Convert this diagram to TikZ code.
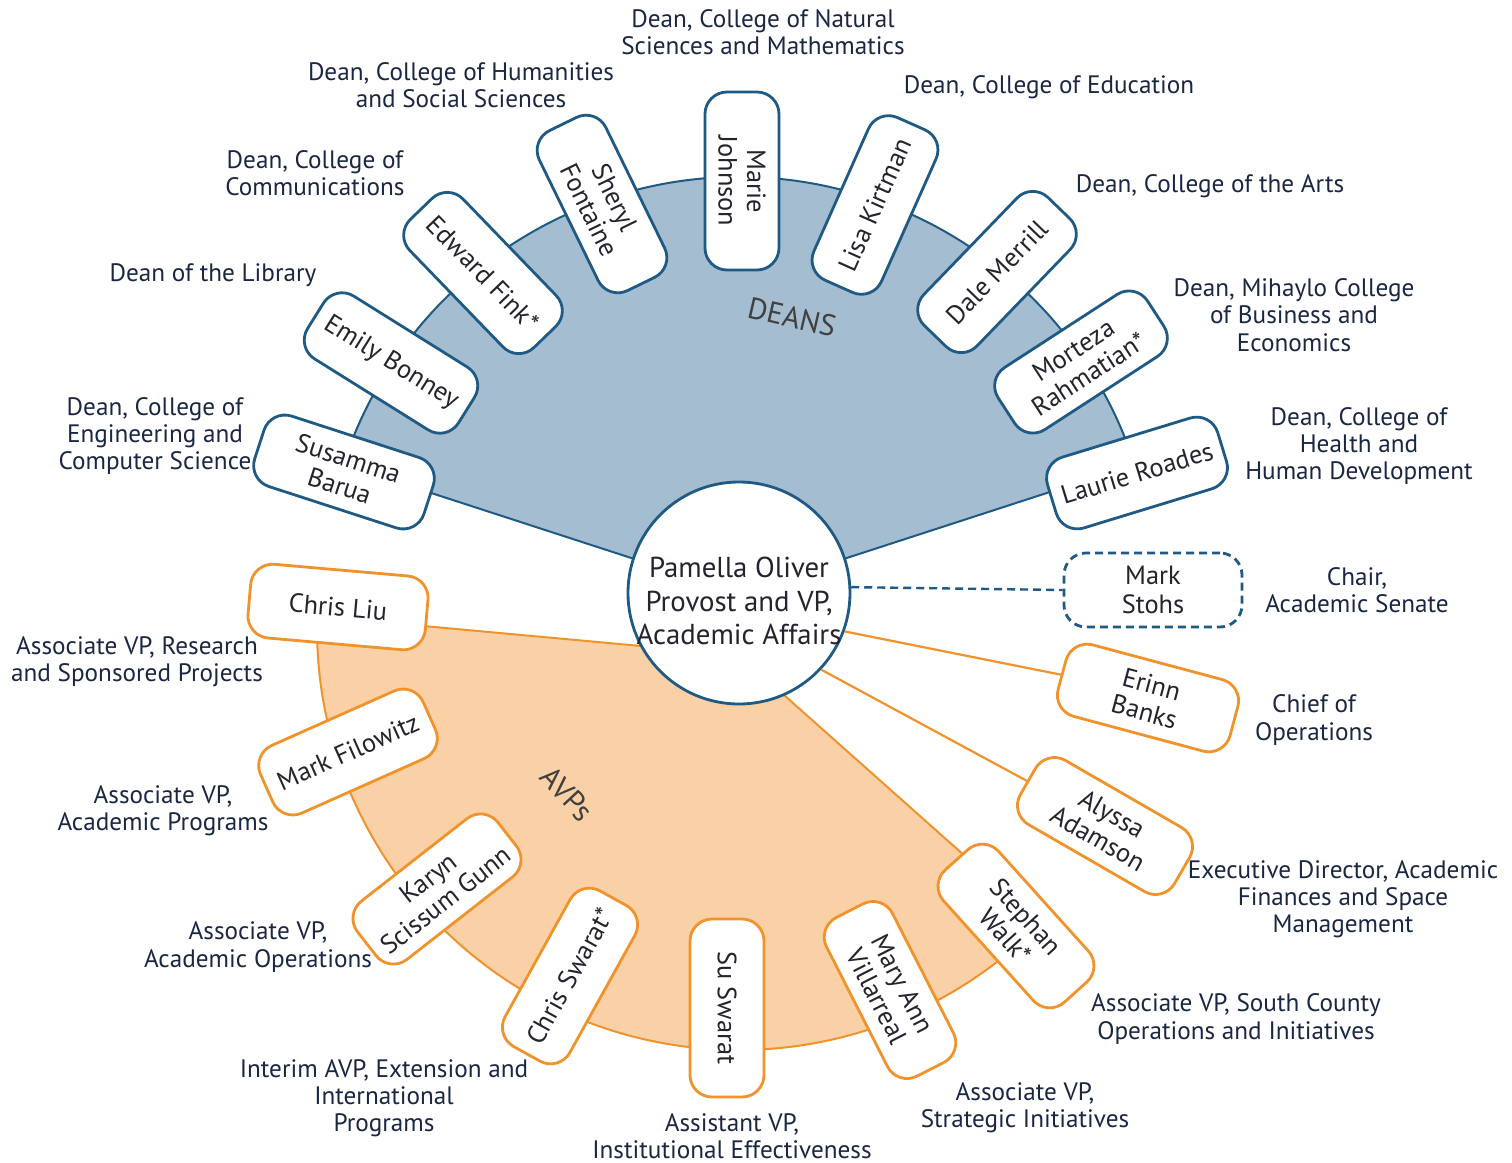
\documentclass[tikz,border=0pt]{standalone}
\usepackage{fontspec}
\setmainfont{PT Sans}
\definecolor{bstroke}{HTML}{1F5A85}
\definecolor{bfill}{HTML}{A5BDD1}
\definecolor{ostroke}{HTML}{F0932B}
\definecolor{ofill}{HTML}{FAD1A7}
\definecolor{namec}{HTML}{26222E}
\definecolor{rolec}{HTML}{1A2743}
\newcommand\nmfont{\fontsize{13.2}{14.2}\selectfont}
\newcommand\rlfont{\fontsize{12.6}{13.6}\selectfont}
\begin{document}
\begin{tikzpicture}[x=0.5pt,y=0.5pt,
  person/.style={draw, fill=white, rounded corners=11pt, minimum width=89pt,
    minimum height=37pt, align=center, line width=1.4pt, font=\nmfont,
    text=namec, inner sep=1.5pt},
  dean/.style={person, draw=bstroke},
  avp/.style={person, draw=ostroke},
  role/.style={align=center, font=\rlfont, text=rolec, inner sep=0pt},
  fanlabel/.style={font=\fontsize{15}{17}\selectfont, text=black!75},
  bluefan/.style={fill=bfill, draw=bstroke, line width=1pt},
  orangefan/.style={fill=ofill, draw=ostroke, line width=1pt},
  olink/.style={draw=ostroke, line width=1.1pt},
  blink/.style={draw=bstroke, line width=1.2pt, dash pattern=on 4pt off 2.5pt}
]
\useasboundingbox (0,0) rectangle (1512,-1163);
\fill[white] (0,0) rectangle (1512,-1163);

% fans
\coordinate (C) at (739,-593);
\coordinate (Oa) at (739,-655);
\coordinate (Oc) at (739,-628);
\filldraw[bluefan] (C) -- ++(18:416) arc[start angle=18,end angle=162,radius=416] -- cycle;
\path (Oc) ++(178.4:422) coordinate (OL);
\filldraw[orangefan] (Oa) -- (OL) arc[start angle=178.4,end angle=315.6,radius=422] -- cycle;

\node[fanlabel, rotate=-13] (deanslbl) at (792,-317) {DEANS};
\node[fanlabel, rotate=-47] (avplbl) at (567,-794) {AVPs};

% provost
\node[circle, draw=bstroke, line width=1.4pt, fill=white, minimum size=111pt,
  inner sep=0pt] (prov) at (C) {};
\node[align=center, inner sep=0pt, font=\fontsize{14.4}{16.6}\selectfont, text=namec,
  yshift=-4pt] (provtxt) at (C) {Pamella Oliver\\Provost and VP,\\Academic Affairs};

% deans
\node[dean, rotate=-18] (susamma) at (344,-472) {Susamma\\Barua};
\node[dean, rotate=-32] (emily) at (391,-363) {Emily Bonney};
\node[dean, rotate=-46] (edward) at (483,-273) {Edward Fink*};
\node[dean, rotate=-64] (sheryl) at (602,-204) {Sheryl\\Fontaine};
\node[dean, rotate=-90] (marie) at (742,-181) {Marie\\Johnson};
\node[dean, rotate=66] (lisa) at (875,-205) {Lisa Kirtman};
\node[dean, rotate=46] (dale) at (997,-272) {Dale Merrill};
\node[dean, rotate=33] (morteza) at (1081,-362) {Morteza\\Rahmatian*};
\node[dean, rotate=17] (laurie) at (1137,-473) {Laurie Roades};

% AVPs and others
\node[avp, rotate=-5] (chrisliu) at (338,-607) {Chris Liu};
\node[avp, rotate=24] (filowitz) at (348,-752) {Mark Filowitz};
\node[avp, rotate=38] (karyn) at (437,-889) {Karyn\\Scissum Gunn};
\node[avp, rotate=61] (chrissw) at (570,-976) {Chris Swarat*};
\node[avp, rotate=-90] (susw) at (727,-1008) {Su Swarat};
\node[avp, rotate=-63] (maryann) at (890,-990) {Mary Ann\\Villarreal};
\node[avp, rotate=-48] (stephan) at (1016,-926) {Stephan\\Walk*};
\node[avp, rotate=-30] (alyssa) at (1105,-826) {Alyssa\\Adamson};
\node[avp, rotate=-15] (erinn) at (1148,-698) {Erinn\\Banks};
\node[person, draw=bstroke, dash pattern=on 4pt off 2.5pt] (stohs) at (1153,-590) {Mark\\Stohs};

% connectors
\draw[olink] (prov.-20) -- (erinn.west);
\draw[olink] (prov.-43) -- (alyssa.west);
\draw[blink] (prov.3) -- (stohs.west);

% role labels
\node[role] (r1) at (763,-32) {Dean, College of Natural\\Sciences and Mathematics};
\node[role] (r2) at (461,-85) {Dean, College of Humanities\\and Social Sciences};
\node[role] (r3) at (1049,-87) {Dean, College of Education};
\node[role] (r4) at (315,-173) {Dean, College of\\Communications};
\node[role] (r5) at (213,-275) {Dean of the Library};
\node[role] (r6) at (1210,-186) {Dean, College of the Arts};
\node[role] (r7) at (1294,-315) {Dean, Mihaylo College\\of Business and\\Economics};
\node[role] (r8) at (155,-436) {Dean, College of\\Engineering and\\Computer Science};
\node[role] (r9) at (1359,-446) {Dean, College of\\Health and\\Human Development};
\node[role] (r10) at (1357,-590) {Chair,\\Academic Senate};
\node[role] (r11) at (137,-662) {Associate VP, Research\\and Sponsored Projects};
\node[role] (r12) at (1314,-720) {Chief of\\Operations};
\node[role] (r13) at (163,-811) {Associate VP,\\Academic Programs};
\node[role] (r14) at (1343,-899) {Executive Director, Academic\\Finances and Space\\Management};
\node[role] (r15) at (258,-947) {Associate VP,\\Academic Operations};
\node[role] (r16) at (1236,-1019) {Associate VP, South County\\Operations and Initiatives};
\node[role] (r17) at (384,-1098) {Interim AVP, Extension and\\International\\Programs};
\node[role] (r18) at (1025,-1108) {Associate VP,\\Strategic Initiatives};
\node[role] (r19) at (732,-1136) {Assistant VP,\\Institutional Effectiveness};
\end{tikzpicture}
\end{document}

## [Exercise instructions]
Write out the full set of lines verbatim, without the pictures.

## [Exercise response]
Convert this diagram to TikZ code.
\documentclass[tikz,border=0pt]{standalone}
\usepackage{fontspec}
\setmainfont{PT Sans}
\definecolor{bstroke}{HTML}{1F5A85}
\definecolor{bfill}{HTML}{A5BDD1}
\definecolor{ostroke}{HTML}{F0932B}
\definecolor{ofill}{HTML}{FAD1A7}
\definecolor{namec}{HTML}{26222E}
\definecolor{rolec}{HTML}{1A2743}
\newcommand\nmfont{\fontsize{13.2}{14.2}\selectfont}
\newcommand\rlfont{\fontsize{12.6}{13.6}\selectfont}
\begin{document}
\begin{tikzpicture}[x=0.5pt,y=0.5pt,
  person/.style={draw, fill=white, rounded corners=11pt, minimum width=89pt,
    minimum height=37pt, align=center, line width=1.4pt, font=\nmfont,
    text=namec, inner sep=1.5pt},
  dean/.style={person, draw=bstroke},
  avp/.style={person, draw=ostroke},
  role/.style={align=center, font=\rlfont, text=rolec, inner sep=0pt},
  fanlabel/.style={font=\fontsize{15}{17}\selectfont, text=black!75},
  bluefan/.style={fill=bfill, draw=bstroke, line width=1pt},
  orangefan/.style={fill=ofill, draw=ostroke, line width=1pt},
  olink/.style={draw=ostroke, line width=1.1pt},
  blink/.style={draw=bstroke, line width=1.2pt, dash pattern=on 4pt off 2.5pt}
]
\useasboundingbox (0,0) rectangle (1512,-1163);
\fill[white] (0,0) rectangle (1512,-1163);

% fans
\coordinate (C) at (739,-593);
\coordinate (Oa) at (739,-655);
\coordinate (Oc) at (739,-628);
\filldraw[bluefan] (C) -- ++(18:416) arc[start angle=18,end angle=162,radius=416] -- cycle;
\path (Oc) ++(178.4:422) coordinate (OL);
\filldraw[orangefan] (Oa) -- (OL) arc[start angle=178.4,end angle=315.6,radius=422] -- cycle;

\node[fanlabel, rotate=-13] (deanslbl) at (792,-317) {DEANS};
\node[fanlabel, rotate=-47] (avplbl) at (567,-794) {AVPs};

% provost
\node[circle, draw=bstroke, line width=1.4pt, fill=white, minimum size=111pt,
  inner sep=0pt] (prov) at (C) {};
\node[align=center, inner sep=0pt, font=\fontsize{14.4}{16.6}\selectfont, text=namec,
  yshift=-4pt] (provtxt) at (C) {Pamella Oliver\\Provost and VP,\\Academic Affairs};

% deans
\node[dean, rotate=-18] (susamma) at (344,-472) {Susamma\\Barua};
\node[dean, rotate=-32] (emily) at (391,-363) {Emily Bonney};
\node[dean, rotate=-46] (edward) at (483,-273) {Edward Fink*};
\node[dean, rotate=-64] (sheryl) at (602,-204) {Sheryl\\Fontaine};
\node[dean, rotate=-90] (marie) at (742,-181) {Marie\\Johnson};
\node[dean, rotate=66] (lisa) at (875,-205) {Lisa Kirtman};
\node[dean, rotate=46] (dale) at (997,-272) {Dale Merrill};
\node[dean, rotate=33] (morteza) at (1081,-362) {Morteza\\Rahmatian*};
\node[dean, rotate=17] (laurie) at (1137,-473) {Laurie Roades};

% AVPs and others
\node[avp, rotate=-5] (chrisliu) at (338,-607) {Chris Liu};
\node[avp, rotate=24] (filowitz) at (348,-752) {Mark Filowitz};
\node[avp, rotate=38] (karyn) at (437,-889) {Karyn\\Scissum Gunn};
\node[avp, rotate=61] (chrissw) at (570,-976) {Chris Swarat*};
\node[avp, rotate=-90] (susw) at (727,-1008) {Su Swarat};
\node[avp, rotate=-63] (maryann) at (890,-990) {Mary Ann\\Villarreal};
\node[avp, rotate=-48] (stephan) at (1016,-926) {Stephan\\Walk*};
\node[avp, rotate=-30] (alyssa) at (1105,-826) {Alyssa\\Adamson};
\node[avp, rotate=-15] (erinn) at (1148,-698) {Erinn\\Banks};
\node[person, draw=bstroke, dash pattern=on 4pt off 2.5pt] (stohs) at (1153,-590) {Mark\\Stohs};

% connectors
\draw[olink] (prov.-20) -- (erinn.west);
\draw[olink] (prov.-43) -- (alyssa.west);
\draw[blink] (prov.3) -- (stohs.west);

% role labels
\node[role] (r1) at (763,-32) {Dean, College of Natural\\Sciences and Mathematics};
\node[role] (r2) at (461,-85) {Dean, College of Humanities\\and Social Sciences};
\node[role] (r3) at (1049,-87) {Dean, College of Education};
\node[role] (r4) at (315,-173) {Dean, College of\\Communications};
\node[role] (r5) at (213,-275) {Dean of the Library};
\node[role] (r6) at (1210,-186) {Dean, College of the Arts};
\node[role] (r7) at (1294,-315) {Dean, Mihaylo College\\of Business and\\Economics};
\node[role] (r8) at (155,-436) {Dean, College of\\Engineering and\\Computer Science};
\node[role] (r9) at (1359,-446) {Dean, College of\\Health and\\Human Development};
\node[role] (r10) at (1357,-590) {Chair,\\Academic Senate};
\node[role] (r11) at (137,-662) {Associate VP, Research\\and Sponsored Projects};
\node[role] (r12) at (1314,-720) {Chief of\\Operations};
\node[role] (r13) at (163,-811) {Associate VP,\\Academic Programs};
\node[role] (r14) at (1343,-899) {Executive Director, Academic\\Finances and Space\\Management};
\node[role] (r15) at (258,-947) {Associate VP,\\Academic Operations};
\node[role] (r16) at (1236,-1019) {Associate VP, South County\\Operations and Initiatives};
\node[role] (r17) at (384,-1098) {Interim AVP, Extension and\\International\\Programs};
\node[role] (r18) at (1025,-1108) {Associate VP,\\Strategic Initiatives};
\node[role] (r19) at (732,-1136) {Assistant VP,\\Institutional Effectiveness};
\end{tikzpicture}
\end{document}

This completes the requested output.